While writing this, MLBL hasn’t declared its book closure date. Thus, I can buy its shares tomorrow when the stock market opens and still get the dividend. I do not have to invest in the company for one whole fiscal year!

The book closure date is simply the date on which the company closes its books for the dividend. Investors can still buy the shares of MLBL after that date but they won’t get the dividend. To get this 9.26% dividend of MLBL, you must buy the shares of MLBL before the book closure date and you must not sell those shares till the book closure date.

A common question I get is, what will happen if I sell the shares the next day after the book closure date?

You can sell the shares after the book closure date whenever you like and you will still get the dividend. Do you get me? Read it again if you did not.

Nice. Anything else I should know?

Yes. There are a lot of things you should know.

For example, it sounds so smart to buy the shares of a company only after it proposes its dividend. Why invest for one whole year if you can buy after the company announces its dividend? I mean, we can only invest if it gives a good dividend or we can leave the company if it distributes a very little dividend, right?

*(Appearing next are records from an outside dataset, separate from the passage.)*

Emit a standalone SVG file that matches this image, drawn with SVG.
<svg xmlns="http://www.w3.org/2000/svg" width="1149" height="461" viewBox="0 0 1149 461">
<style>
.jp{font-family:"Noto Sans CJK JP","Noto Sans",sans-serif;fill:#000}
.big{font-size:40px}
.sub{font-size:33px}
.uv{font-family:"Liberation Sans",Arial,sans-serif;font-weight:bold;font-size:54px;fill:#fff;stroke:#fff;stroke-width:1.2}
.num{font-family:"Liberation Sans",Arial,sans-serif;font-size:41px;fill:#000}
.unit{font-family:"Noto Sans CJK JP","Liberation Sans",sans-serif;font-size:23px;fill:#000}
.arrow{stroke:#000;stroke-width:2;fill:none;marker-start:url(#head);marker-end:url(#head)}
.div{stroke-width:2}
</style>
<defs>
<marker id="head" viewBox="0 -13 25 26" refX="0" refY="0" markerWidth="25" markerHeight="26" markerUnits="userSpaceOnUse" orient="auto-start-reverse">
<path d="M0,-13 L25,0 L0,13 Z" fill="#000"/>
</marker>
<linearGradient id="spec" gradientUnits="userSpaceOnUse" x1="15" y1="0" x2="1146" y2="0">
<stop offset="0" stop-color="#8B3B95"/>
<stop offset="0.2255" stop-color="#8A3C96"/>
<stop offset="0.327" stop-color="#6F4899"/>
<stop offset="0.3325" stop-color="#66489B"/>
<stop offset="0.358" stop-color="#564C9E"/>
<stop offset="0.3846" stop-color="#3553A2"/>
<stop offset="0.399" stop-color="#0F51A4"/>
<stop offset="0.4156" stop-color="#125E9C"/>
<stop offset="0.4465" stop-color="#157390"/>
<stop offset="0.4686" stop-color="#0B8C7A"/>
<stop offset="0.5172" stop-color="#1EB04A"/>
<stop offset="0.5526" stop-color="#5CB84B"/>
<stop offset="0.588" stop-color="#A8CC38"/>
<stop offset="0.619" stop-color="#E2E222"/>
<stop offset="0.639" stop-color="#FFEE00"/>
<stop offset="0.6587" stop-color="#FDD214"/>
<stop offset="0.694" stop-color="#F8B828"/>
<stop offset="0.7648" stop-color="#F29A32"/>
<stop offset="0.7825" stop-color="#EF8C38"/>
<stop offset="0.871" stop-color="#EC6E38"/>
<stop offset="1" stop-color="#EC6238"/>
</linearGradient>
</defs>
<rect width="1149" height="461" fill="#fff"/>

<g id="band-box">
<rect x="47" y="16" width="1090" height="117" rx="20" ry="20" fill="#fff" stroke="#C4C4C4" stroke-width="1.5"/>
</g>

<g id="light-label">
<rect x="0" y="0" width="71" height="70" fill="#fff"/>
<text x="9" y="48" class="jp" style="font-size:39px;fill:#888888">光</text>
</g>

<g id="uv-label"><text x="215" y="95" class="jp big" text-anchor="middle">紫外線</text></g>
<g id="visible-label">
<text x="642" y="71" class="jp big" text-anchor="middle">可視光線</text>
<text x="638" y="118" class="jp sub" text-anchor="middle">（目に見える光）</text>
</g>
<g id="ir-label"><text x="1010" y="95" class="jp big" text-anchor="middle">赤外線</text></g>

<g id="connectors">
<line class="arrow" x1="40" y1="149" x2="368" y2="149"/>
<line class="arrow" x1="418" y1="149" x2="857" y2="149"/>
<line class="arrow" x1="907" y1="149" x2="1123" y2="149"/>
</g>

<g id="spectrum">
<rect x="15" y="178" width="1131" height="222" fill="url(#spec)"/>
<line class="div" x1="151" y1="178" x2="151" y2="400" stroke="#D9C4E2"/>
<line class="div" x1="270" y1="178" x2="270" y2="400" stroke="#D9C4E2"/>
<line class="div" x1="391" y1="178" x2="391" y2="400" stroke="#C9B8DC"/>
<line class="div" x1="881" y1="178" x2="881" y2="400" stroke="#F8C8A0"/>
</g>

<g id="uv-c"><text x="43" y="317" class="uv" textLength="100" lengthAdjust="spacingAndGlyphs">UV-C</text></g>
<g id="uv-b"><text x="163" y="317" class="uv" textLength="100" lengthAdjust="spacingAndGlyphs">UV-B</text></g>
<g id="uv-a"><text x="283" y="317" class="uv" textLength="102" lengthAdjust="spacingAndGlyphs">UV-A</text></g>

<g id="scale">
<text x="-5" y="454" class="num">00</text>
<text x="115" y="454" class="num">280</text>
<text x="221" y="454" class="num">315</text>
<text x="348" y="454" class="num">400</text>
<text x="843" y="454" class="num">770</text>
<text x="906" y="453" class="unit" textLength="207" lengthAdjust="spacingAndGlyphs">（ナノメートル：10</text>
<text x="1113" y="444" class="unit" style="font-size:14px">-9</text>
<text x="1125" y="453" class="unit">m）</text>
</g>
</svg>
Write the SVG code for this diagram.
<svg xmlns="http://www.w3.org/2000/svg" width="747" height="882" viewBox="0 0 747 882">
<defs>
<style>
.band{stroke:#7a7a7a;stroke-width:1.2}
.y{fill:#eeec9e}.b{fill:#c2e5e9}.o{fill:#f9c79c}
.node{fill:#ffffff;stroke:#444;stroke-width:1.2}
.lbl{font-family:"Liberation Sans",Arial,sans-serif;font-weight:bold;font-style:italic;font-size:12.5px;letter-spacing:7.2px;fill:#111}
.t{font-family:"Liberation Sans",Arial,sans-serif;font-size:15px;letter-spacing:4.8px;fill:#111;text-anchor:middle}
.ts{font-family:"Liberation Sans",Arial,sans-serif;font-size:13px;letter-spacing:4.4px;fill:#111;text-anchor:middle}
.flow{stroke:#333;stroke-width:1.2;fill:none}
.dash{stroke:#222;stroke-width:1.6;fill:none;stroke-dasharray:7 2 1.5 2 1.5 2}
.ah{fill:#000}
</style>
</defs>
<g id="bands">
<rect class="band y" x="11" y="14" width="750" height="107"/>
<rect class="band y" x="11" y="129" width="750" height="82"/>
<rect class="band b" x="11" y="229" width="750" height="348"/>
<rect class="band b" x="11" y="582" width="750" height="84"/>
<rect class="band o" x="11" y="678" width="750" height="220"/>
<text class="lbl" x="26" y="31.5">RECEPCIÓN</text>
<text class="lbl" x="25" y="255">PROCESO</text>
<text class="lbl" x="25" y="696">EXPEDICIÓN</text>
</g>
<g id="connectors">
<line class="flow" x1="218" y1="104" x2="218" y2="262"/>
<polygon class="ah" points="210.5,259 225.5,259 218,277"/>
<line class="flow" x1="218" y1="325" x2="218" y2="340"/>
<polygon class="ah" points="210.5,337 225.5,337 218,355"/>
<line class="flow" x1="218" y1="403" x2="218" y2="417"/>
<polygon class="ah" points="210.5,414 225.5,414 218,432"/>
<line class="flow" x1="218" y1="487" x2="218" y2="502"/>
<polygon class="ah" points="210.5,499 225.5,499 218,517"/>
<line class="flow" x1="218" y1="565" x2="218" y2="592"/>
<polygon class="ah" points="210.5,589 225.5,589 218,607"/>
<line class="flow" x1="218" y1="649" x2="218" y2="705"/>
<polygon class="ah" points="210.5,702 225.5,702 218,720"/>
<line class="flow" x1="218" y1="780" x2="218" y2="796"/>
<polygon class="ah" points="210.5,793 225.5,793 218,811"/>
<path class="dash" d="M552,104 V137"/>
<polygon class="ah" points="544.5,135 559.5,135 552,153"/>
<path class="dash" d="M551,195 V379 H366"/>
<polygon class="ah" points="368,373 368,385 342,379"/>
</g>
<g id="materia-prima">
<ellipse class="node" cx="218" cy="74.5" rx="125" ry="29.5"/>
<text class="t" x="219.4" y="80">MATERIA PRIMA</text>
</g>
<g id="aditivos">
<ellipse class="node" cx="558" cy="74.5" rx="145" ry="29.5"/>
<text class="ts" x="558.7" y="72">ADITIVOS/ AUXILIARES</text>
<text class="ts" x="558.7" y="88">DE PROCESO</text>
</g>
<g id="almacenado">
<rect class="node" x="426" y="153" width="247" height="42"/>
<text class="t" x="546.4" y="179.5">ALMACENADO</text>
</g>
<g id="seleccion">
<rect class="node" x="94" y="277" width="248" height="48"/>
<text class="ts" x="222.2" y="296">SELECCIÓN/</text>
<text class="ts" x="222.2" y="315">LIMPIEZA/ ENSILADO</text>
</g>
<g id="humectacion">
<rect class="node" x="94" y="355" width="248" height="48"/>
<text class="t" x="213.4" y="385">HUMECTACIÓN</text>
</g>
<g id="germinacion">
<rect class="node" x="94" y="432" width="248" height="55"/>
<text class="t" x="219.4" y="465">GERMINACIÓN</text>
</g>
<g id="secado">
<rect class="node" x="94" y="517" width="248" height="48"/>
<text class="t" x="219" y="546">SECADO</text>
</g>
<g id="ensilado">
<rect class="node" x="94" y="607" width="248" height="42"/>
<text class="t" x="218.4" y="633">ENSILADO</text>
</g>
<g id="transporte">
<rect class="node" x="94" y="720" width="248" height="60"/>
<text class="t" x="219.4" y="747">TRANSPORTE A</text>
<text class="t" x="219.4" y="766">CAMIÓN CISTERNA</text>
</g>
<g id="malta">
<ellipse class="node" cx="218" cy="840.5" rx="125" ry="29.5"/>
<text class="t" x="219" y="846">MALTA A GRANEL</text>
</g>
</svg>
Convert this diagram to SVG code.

Well, it’s not that simple as it sounds. In the stock market, you can profit in two ways:

1) Invest and profit by the dividend that the company distributes (Dividend gain), or,
2) buy shares at a cheap price and sell the same shares when the price rises (Price appreciation gain).

If a company announces a pretty good dividend, investors rush to buy it, which drives the stock price higher. So, if you buy after a company proposes a good dividend, you will get the dividend gain but you can’t profit a lot from the price appreciation. This is because the stock is already expensive when you buy it!

There are also other things to keep in mind when considering stocks and their dividend. However, everything we talked about in this article should be enough for now. Other things will be clear once you also become a player in the market. I will be updating this blog if I get additional queries that will be meaningful to a beginner.